::: GIVEN DATA

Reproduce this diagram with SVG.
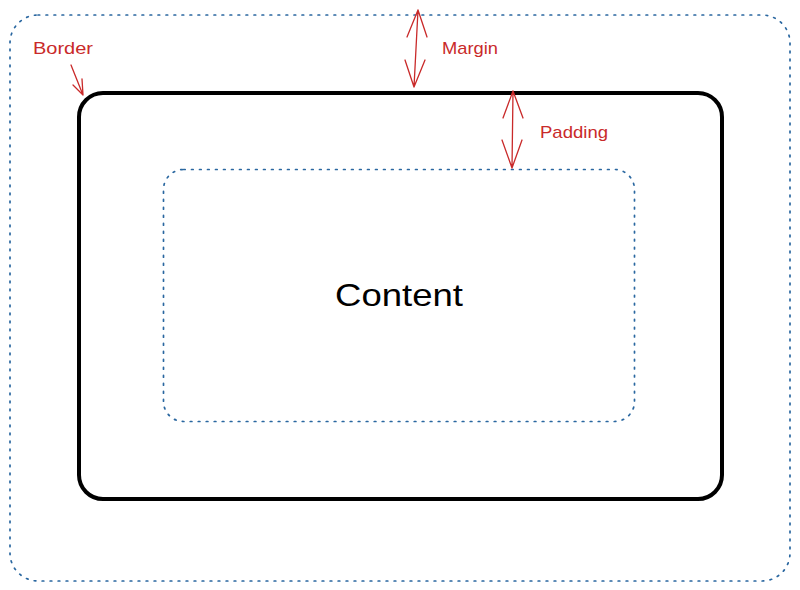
<svg xmlns="http://www.w3.org/2000/svg" width="800" height="590" viewBox="0 0 800 590">
<style>
.dot{fill:none;stroke:#2a67a0;stroke-width:1.7;stroke-dasharray:1.7 6.3;stroke-linecap:round}
.border{fill:none;stroke:#000;stroke-width:4}
.red{fill:none;stroke:#c92a2a;stroke-width:1.3;stroke-linecap:round;stroke-linejoin:round}
.lbl{font-family:"Liberation Sans",Arial,sans-serif;font-size:17px;fill:#c92a2a}
.content{font-family:"Liberation Sans",Arial,sans-serif;font-size:32px;fill:#000}
</style>
<rect width="800" height="590" fill="#fff"/>
<g id="margin-box">
<rect class="dot" x="10" y="15" width="780" height="566" rx="28" ry="28"/>
</g>
<g id="border-box">
<rect class="border" x="79" y="93" width="643" height="406" rx="24" ry="24"/>
</g>
<g id="content-box">
<rect class="dot" x="163.5" y="169.5" width="471" height="252" rx="20" ry="20"/>
<text class="content" x="399" y="306" text-anchor="middle" textLength="128" lengthAdjust="spacingAndGlyphs">Content</text>
</g>
<g id="labels">
<text class="lbl" x="33" y="54" textLength="60" lengthAdjust="spacingAndGlyphs">Border</text>
<text class="lbl" x="442" y="54" textLength="56" lengthAdjust="spacingAndGlyphs">Margin</text>
<text class="lbl" x="540" y="138" textLength="68" lengthAdjust="spacingAndGlyphs">Padding</text>
</g>
<g id="connectors">
<path class="red" d="M418 10 L414 87 M407 37 L418 10 L427 37 M405 60 L414 87 L425 60"/>
<path class="red" d="M513 91 L512 168 M503 118 L513 91 L523 118 M502 140 L512 168 L522 140"/>
<path class="red" d="M71 65 L83 95 M73 85 L83 95 L82 79"/>
</g>
</svg>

::::::

EXERCISE: Omit any images, then output the listing exactly.

EXPECTED ANSWER:
Reproduce this diagram with SVG.
<svg xmlns="http://www.w3.org/2000/svg" width="800" height="590" viewBox="0 0 800 590">
<style>
.dot{fill:none;stroke:#2a67a0;stroke-width:1.7;stroke-dasharray:1.7 6.3;stroke-linecap:round}
.border{fill:none;stroke:#000;stroke-width:4}
.red{fill:none;stroke:#c92a2a;stroke-width:1.3;stroke-linecap:round;stroke-linejoin:round}
.lbl{font-family:"Liberation Sans",Arial,sans-serif;font-size:17px;fill:#c92a2a}
.content{font-family:"Liberation Sans",Arial,sans-serif;font-size:32px;fill:#000}
</style>
<rect width="800" height="590" fill="#fff"/>
<g id="margin-box">
<rect class="dot" x="10" y="15" width="780" height="566" rx="28" ry="28"/>
</g>
<g id="border-box">
<rect class="border" x="79" y="93" width="643" height="406" rx="24" ry="24"/>
</g>
<g id="content-box">
<rect class="dot" x="163.5" y="169.5" width="471" height="252" rx="20" ry="20"/>
<text class="content" x="399" y="306" text-anchor="middle" textLength="128" lengthAdjust="spacingAndGlyphs">Content</text>
</g>
<g id="labels">
<text class="lbl" x="33" y="54" textLength="60" lengthAdjust="spacingAndGlyphs">Border</text>
<text class="lbl" x="442" y="54" textLength="56" lengthAdjust="spacingAndGlyphs">Margin</text>
<text class="lbl" x="540" y="138" textLength="68" lengthAdjust="spacingAndGlyphs">Padding</text>
</g>
<g id="connectors">
<path class="red" d="M418 10 L414 87 M407 37 L418 10 L427 37 M405 60 L414 87 L425 60"/>
<path class="red" d="M513 91 L512 168 M503 118 L513 91 L523 118 M502 140 L512 168 L522 140"/>
<path class="red" d="M71 65 L83 95 M73 85 L83 95 L82 79"/>
</g>
</svg>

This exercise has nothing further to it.